I recall a few days before Christmas finding a box of food and an envelope containing $70 on our doorstep. When we asked around, no one would claim responsibility for this good deed.

My thoughtful mother sent boxes of quality clothes for the kids she found at rummage sales held in her town. She took them shopping at a jeans outlet in Fall River when we visited. One time she mailed me a box of clothing. My mother was a cafeteria worker, so she knew what would be suitable for a teacher to wear. I smile thinking of that.

The end of the school year was approaching. The district was having a tough time financially, so positions were being cut. I found out I wasn’t being hired back when a first-year teacher rushed into my room, saying joyfully her job was saved because “they were letting the reading teacher go.” I recalled saying, “That’s me.” Flustered, she left. Minutes later, the principal came rushing into my room to break the news in a more professional way.

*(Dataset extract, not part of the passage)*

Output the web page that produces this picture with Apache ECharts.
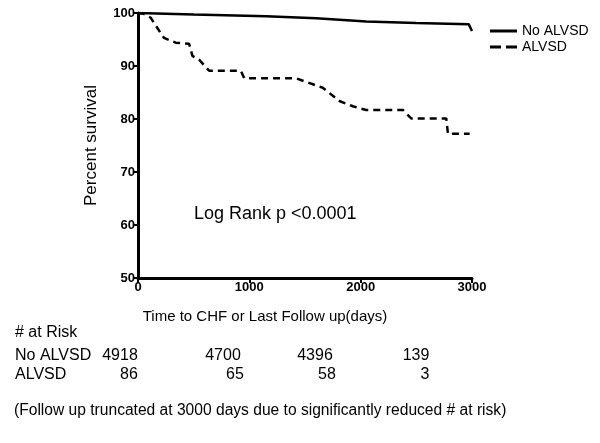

For a while, I contemplated getting my master’s degree, soon to be a new requirement for a permanent teaching license, even taking night courses at a state college. I applied for an open position at Gateway, was a finalist, but didn’t get the job.

While I thoroughly enjoyed the classroom experience, I concentrated instead on finding opportunities in the field of journalism. Later, when I became an editor, then an editor-in-chief, I most often hired rookie reporters. I would tell those who were recent grads: welcome to grad school. Once again, I was a teacher.